SAVE MORE, LIVE BETTER… RIIGGGHHHHTTTTT…
Brian White thinks that monopsony is a good thing because, in the case of Wal-Mart, the power of being the biggest, and in some cases the only, buyer of a wide range a products is allowing Wal-Mart to single-handedly stave off big, bad inflation.
From Blogging Stocks:
It seems odd that [Wal-Mart] could be responsible for single-handedly controlling prices in such a way that could be interpreted as controlling inflation….
Yes it does. Very odd. This is what happens when you lose sight of truly long-term consequences, like those likely to result from burning muscle to win a race.
In business there are four ways a retailer can reduce costs to the consumer: it can reduce its own profits; it can reduce its internal (primarily wages) costs; it can reduce its external (supplier) costs; or it can leverage technology to make its operations more efficient.
Wal-Mart squeezed a tremendous amount of savings using technology during its early days. And, it continues to collect marginal savings through its recent emphasis on environmental savings. That is all to the good.
Wal-Mart is not about to reduce its profits, because as Robert reminds me, it is the stock dividend, not the stock price, that the Waltons, and, by association the rest of the company, are focused on.
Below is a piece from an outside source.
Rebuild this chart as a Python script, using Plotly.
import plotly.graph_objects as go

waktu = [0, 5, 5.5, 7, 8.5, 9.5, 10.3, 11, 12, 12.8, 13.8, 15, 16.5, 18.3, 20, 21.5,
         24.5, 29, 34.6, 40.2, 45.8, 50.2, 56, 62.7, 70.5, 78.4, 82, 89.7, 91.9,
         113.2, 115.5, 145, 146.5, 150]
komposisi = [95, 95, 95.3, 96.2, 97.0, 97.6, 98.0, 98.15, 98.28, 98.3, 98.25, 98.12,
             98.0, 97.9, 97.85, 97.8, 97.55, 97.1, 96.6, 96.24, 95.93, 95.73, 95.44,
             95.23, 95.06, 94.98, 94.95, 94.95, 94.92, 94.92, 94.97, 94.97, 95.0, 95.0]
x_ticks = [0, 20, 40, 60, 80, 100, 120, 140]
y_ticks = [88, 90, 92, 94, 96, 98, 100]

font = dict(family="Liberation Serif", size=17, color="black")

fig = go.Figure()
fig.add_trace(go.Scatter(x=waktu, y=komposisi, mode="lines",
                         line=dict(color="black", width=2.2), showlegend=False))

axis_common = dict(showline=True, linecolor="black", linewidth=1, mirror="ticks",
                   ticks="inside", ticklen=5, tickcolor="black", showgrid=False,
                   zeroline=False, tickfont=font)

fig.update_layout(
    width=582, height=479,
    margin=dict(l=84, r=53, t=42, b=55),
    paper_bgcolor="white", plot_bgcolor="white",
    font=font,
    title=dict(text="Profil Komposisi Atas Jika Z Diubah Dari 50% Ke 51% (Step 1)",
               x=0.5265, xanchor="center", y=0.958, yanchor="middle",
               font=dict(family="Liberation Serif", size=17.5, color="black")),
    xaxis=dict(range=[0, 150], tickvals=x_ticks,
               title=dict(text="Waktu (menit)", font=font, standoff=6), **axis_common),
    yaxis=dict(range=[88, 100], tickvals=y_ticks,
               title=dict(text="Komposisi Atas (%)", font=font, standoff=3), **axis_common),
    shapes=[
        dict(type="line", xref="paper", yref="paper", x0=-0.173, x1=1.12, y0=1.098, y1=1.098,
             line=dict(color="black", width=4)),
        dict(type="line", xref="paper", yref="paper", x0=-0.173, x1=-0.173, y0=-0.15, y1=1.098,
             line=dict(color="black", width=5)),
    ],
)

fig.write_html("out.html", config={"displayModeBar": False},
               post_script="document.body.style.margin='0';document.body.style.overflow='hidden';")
That leaves options two and three.
Can anyone imagine how Wal-Mart could cut its payroll further? I can’t.
What remains is probably what Wal-Mart is best at and known for: sucking the economic blood — profit — from its suppliers until they blow away like the dried husks flies caught in the spider’s web.
Vladimir Lenin foresaw all of this at the beginning of the 20th century. Frustrated that German workers would not rise up in revolution against their Capitalist oppressors, he realized that colonialism — the exploitation of workers and resources outside of Europe — had created an economic reality that externalized Capitalism’s true costs.
A century later we have replaced Imperial Colonialism with the Global Economy and the results are much the same.
While Science Fiction writers attempted to tag the 20th century as the Atomic Age, it was really the Petroleum Age. What we accomplished over the past years was literally fueled by hundreds of millions of years of accumulated decayed organic matter transformed into petroleum.
Despite the drill-and-pump crowd’s best exhortations, oil, as we knew it in the last century, is gone. Global demand by emerging nations (primarily China and India) have pushed us past $100 per barrel oil and we are rapidly closing in on $200, $300 and even $500 per barrel prices.
The global economy demands cheap energy. Even a Japanese super container ship burning the least expensive bunker oil, still burns oil. Getting from A to B costs more in 2008 than it did in 2007 and it will continue to become more expensive.
That means that suppliers can’t reduce delivery costs. And if Wal-Mart isn’t willing to pay a higher wholesale price based on that increase, then suppliers have two choices: cut costs elsewhere or go out of business.
Where can suppliers cut costs? They can reduce their end-product quality. They can reduce their employee wages. They can reduce their raw material expense. They can find technology breakthroughs that allow them to produce their goods more efficiently.
In a perfect world we all hope for the fourth option. And it does happen. But it’s much more likely that options one and two will dominate any savings to Wal-Mart. (Option three is subject to the same four criteria at a more basic level.)
That means that your cheap plastic crap will grow crappier and the people working to make the cheap plastic crap will look more and more like slaves
Think about it.
Has any one heard anything about the Employee Free Choice Act? The last public news was in Feb,2007? Walmart is holding meetings for hourly management about this.
Shalom WM,
The most recent notice concerning HR 800, the Employee Free Choice Act of 2007, is that it received a second reading before the Senate on 2 March.
In checking online I found it interesting that both anti-labor and pro-labor advocates have created websites and sponsered links on Google.
In addition, you can find the most recent informatin here from the AFL/CIO.
That was where I found that the junior senator from my state co-sponsered the bill in the Senate and that only eight Ohio members of the House (seven Democrats and one Republican) voted for the bill.
B’shalom,
Jeff
Walmart is worried that a Democrat will get in the White House and make this bill law.
Shalom WM,
I, for one, am working hard towards that goal in November
B’shlaom,
Jeff.
It says Save More Live Better
What a joke
What it should say is
Spend More So Waltons can live better
Shalom Julie,
First, thank you for stopping, for reading and, most importantly, for taking the time to write a comment and join the conversation. Building community is all about the conversation.
That’s true, you’re absolutely correct.